By deferring to the bilingual ISO lists for language and country
tags, 3066 at least provided a minimal degree of internationalization.
By explicitly limiting description fields to English and restricting
the charset to US-ASCII, the draft proposal takes a giant leap
backwards.

> I don't quite understand what the critique is here: what is there to
> internationalize about language tags?

There should probably be a reference (at least informative)
pointing to BCP 18 and mentioning that the language tags
defined provide a means of labeling the language of text,
when combined with other mechanisms (RFC 2047/2231
encoded-words, Content-Language fields, etc.), to
implement the BCP 18 requirement for language tagging.

The draft (if/when approved) should also indicate that
it updates BCP 18, which refers to RFC 1766.

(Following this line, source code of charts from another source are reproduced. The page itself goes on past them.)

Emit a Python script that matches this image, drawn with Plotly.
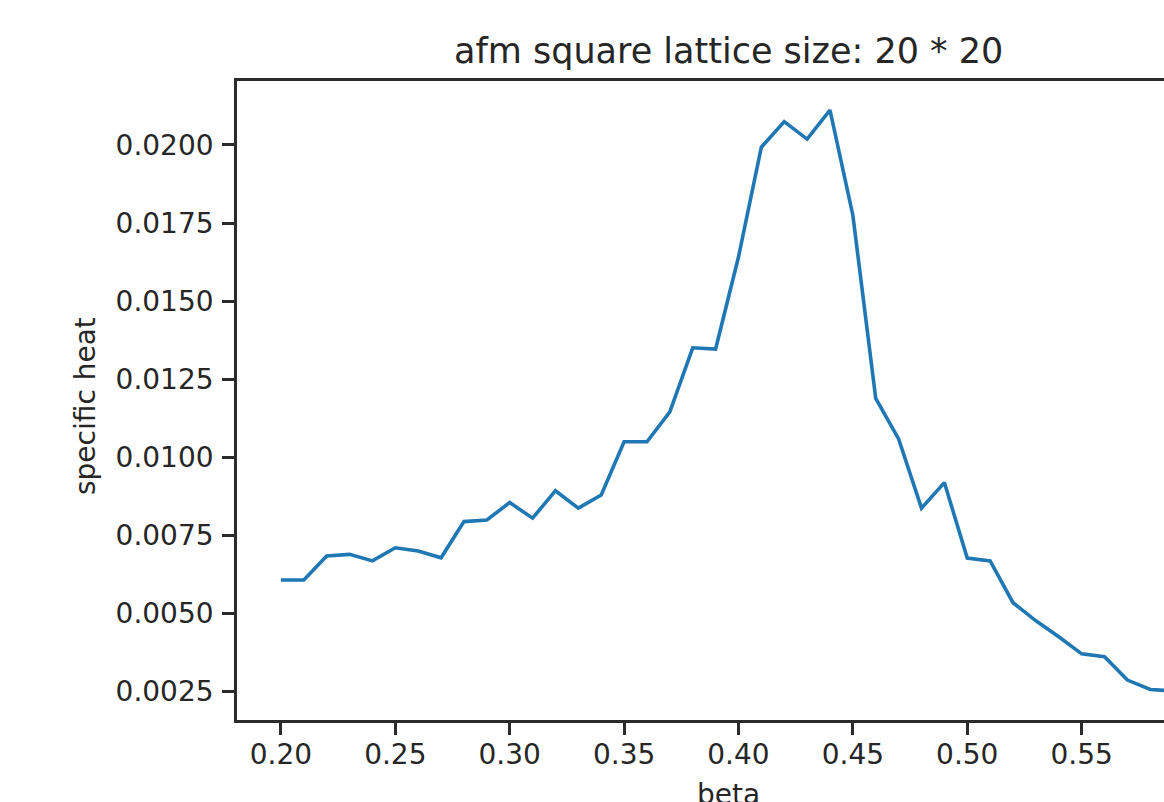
import plotly.graph_objects as go

# ---- data ----
beta = [0.20, 0.21, 0.22, 0.23, 0.24, 0.25, 0.26, 0.27, 0.28, 0.29,
        0.30, 0.31, 0.32, 0.33, 0.34, 0.35, 0.36, 0.37, 0.38, 0.39,
        0.40, 0.41, 0.42, 0.43, 0.44, 0.45, 0.46, 0.47, 0.48, 0.49,
        0.50, 0.51, 0.52, 0.53, 0.54, 0.55, 0.56, 0.57, 0.58, 0.59]
specific_heat = [0.00606, 0.00606, 0.00683, 0.00688, 0.00667, 0.00709, 0.00699, 0.00677, 0.00793, 0.00798,
                 0.00854, 0.00804, 0.00892, 0.00836, 0.00878, 0.01049, 0.01049, 0.01145, 0.01350, 0.01346,
                 0.01641, 0.01993, 0.02075, 0.02019, 0.02112, 0.01775, 0.01188, 0.01058, 0.00836, 0.00918,
                 0.00676, 0.00667, 0.00533, 0.00475, 0.00424, 0.00369, 0.00360, 0.00285, 0.00255, 0.00250]

x_ticks = [0.20, 0.25, 0.30, 0.35, 0.40, 0.45, 0.50, 0.55]
x_ticklabels = ["0.20", "0.25", "0.30", "0.35", "0.40", "0.45", "0.50", "0.55"]
y_ticks = [0.0025, 0.0050, 0.0075, 0.0100, 0.0125, 0.0150, 0.0175, 0.0200]
y_ticklabels = ["0.0025", "0.0050", "0.0075", "0.0100", "0.0125", "0.0150", "0.0175", "0.0200"]

title_text = "afm square lattice size: 20 * 20"
x_label = "beta"
y_label = "specific heat"

FONT = "DejaVu Sans"
INK = "#262626"
SPINE = "#2b2b2b"

fig = go.Figure()
fig.add_trace(go.Scatter(
    x=beta, y=specific_heat, mode="lines",
    line=dict(color="#1f77b4", width=3.6),
    showlegend=False, hoverinfo="skip",
))

fig.update_layout(
    width=1164, height=802,
    margin=dict(l=237, r=0, t=81, b=82, pad=0),
    paper_bgcolor="white", plot_bgcolor="white",
    font=dict(family=FONT, size=28, color=INK),
    showlegend=False,
)

fig.update_xaxes(
    range=[0.1808, 0.5860],
    tickmode="array", tickvals=x_ticks, ticktext=x_ticklabels,
    ticks="outside", ticklen=12, tickwidth=2.5, tickcolor=SPINE,
    showline=True, linecolor=SPINE, linewidth=2.7, mirror=True,
    showgrid=False, zeroline=False,
    tickfont=dict(family=FONT, size=28, color=INK),
    ticklabelstandoff=-4,
)
fig.update_yaxes(
    range=[0.001571, 0.022051],
    tickmode="array", tickvals=y_ticks, ticktext=y_ticklabels,
    ticks="outside", ticklen=12, tickwidth=2.5, tickcolor=SPINE,
    showline=True, linecolor=SPINE, linewidth=2.7, mirror=False,
    showgrid=False, zeroline=False,
    tickfont=dict(family=FONT, size=28, color=INK),
    ticklabelstandoff=3,
)

# title
fig.add_annotation(
    text=title_text, xref="paper", yref="paper",
    x=(728.5 - 237) / 927, y=(720 - 51) / 639,
    xanchor="center", yanchor="middle", showarrow=False,
    font=dict(family=FONT, size=35, color=INK),
)
# y label
fig.add_annotation(
    text=y_label, xref="paper", yref="paper",
    x=(85 - 237) / 927, y=(720 - 406) / 639,
    xanchor="center", yanchor="middle", textangle=-90, showarrow=False,
    font=dict(family=FONT, size=28, color=INK),
)
# x label (cut off at the bottom edge, as in the reference)
fig.add_annotation(
    text=x_label, xref="paper", yref="paper",
    x=(728 - 237) / 927, y=(720 - 776) / 639,
    xanchor="center", yanchor="top", showarrow=False,
    font=dict(family=FONT, size=28, color=INK),
)

fig.write_html(
    "out.html",
    config={"displayModeBar": False},
    post_script="document.body.style.margin='0';document.body.style.overflow='hidden';",
)
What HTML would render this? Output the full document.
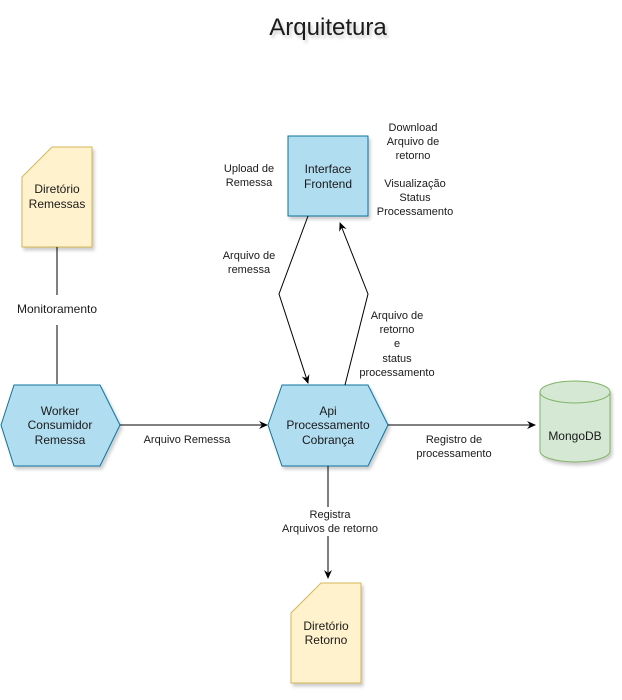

Given the divergence noted above from RFC 3066's use
of multilingual reference lists, the Internationalization
considerations section should include a synopsis of the
approach chosen (viz. to restrict description to English) and
the rationale for that choice (see BCP 18 section 6).
[Conversely the difficulty in writing a convincing rationale
might prompt some effort into producing a less
Anglo-centric design.]

> It's 
> true that ALPHA and DIGIT are not defined

Non-sequitur aside, those terms are defined in RFC 2234.

> > Perhaps even more disturbing is the content of the "IANA
> > Considerations" section; the draft predicts that certain things
> > will happen ("IANA will"[...]), but doesn't actually direct
> > (e.g. "IANA shall") IANA to do anything.  The placement of that
> > section does not correspond to current RFC-Editor guidelines
> > (it should appear after Security Considerations); also on that
> > point, Appendices should precede References.
> 
> There is a process issue here, but I have assumed that the authors have
> dealt with IANA on that. Otherwise, these are editorial issues -- "even
> more disturbing" seems to me to be somewhat overstated.

The words "will" and "shall" have very distinct meanings.  If
one expects IANA to take specific action, it would be advisable
to clearly specify that IANA shall do so, rather than merely
expressing the hope that IANA will do so.

> > Many of the references are obsolete (e.g. RFCs 1327,
> > 1521)... and at least one reference ([19])
> > gives a bracketed URI rather than the correctly formatted
> > RFC reference. 

The RFC-Editor provides an "rfc-ref.txt" file containing the
preferred citations.  That file contains an "Obsoleted By"
column that points authors to the current RFC.  This isn't
rocket science...

> In fairness to the authors, page-oriented plain text is not exactly
> conducive to authoring and revising a long document,

There's no requirement to author in final publication
form. In fact the original RFC Editor has provided
guidelines and suggestions in the form of RFC 2233,
discussing methods that have been used successfully in
publishing quite long documents (textbooks!).  The current
RFC-Editor staff has a draft update. 

> >     implications (ISO 8601 date format parsing).
> 
> As mentioned above, this really is a non-issue.

It's an issue (esp. in light of the finger pointing regarding
accessibility to ISO 639/3166). Admittedly it can be
resolved without much difficulty (but then that could
have been done earlier, couldn't it?).

> > 2. the clear contradiction between the claims about
> >     ABNF compatibility with RFC 3066 and the factual
> >     incompatibility of certain provisions in the grammar.
> 
> The main concern was with the "grandfathered" production, but I've shown
> that that is a non-issue.

Again, it is an issue that imposes requirements on language
tag parsers.  What you've shown is that the ABNF is not
consistent with what was desired to be expressed, and
that makes it an issue that needs to be addressed.

> The maximal length issue exists just as much 
> in RFC 3066 due to private-use tags; it is a technical concern that
> might worth reviewing in RFC 3066bis, however; but it is not
> insurmountable, and not a new problem.

Private-use carries its own considerable baggage; aside from
that, the draft proposal increases the length of non-private
tags that affect both protocol design and implementations
from a worst case maximum of 11 octets under RFC 3066
registered tags to an infinite length, which is unworkable
for existing Standards Track protocols (RFC 2822 at
Proposed, RFC 2047 at Draft, and RFC 822 at Full Standard,
to name a few).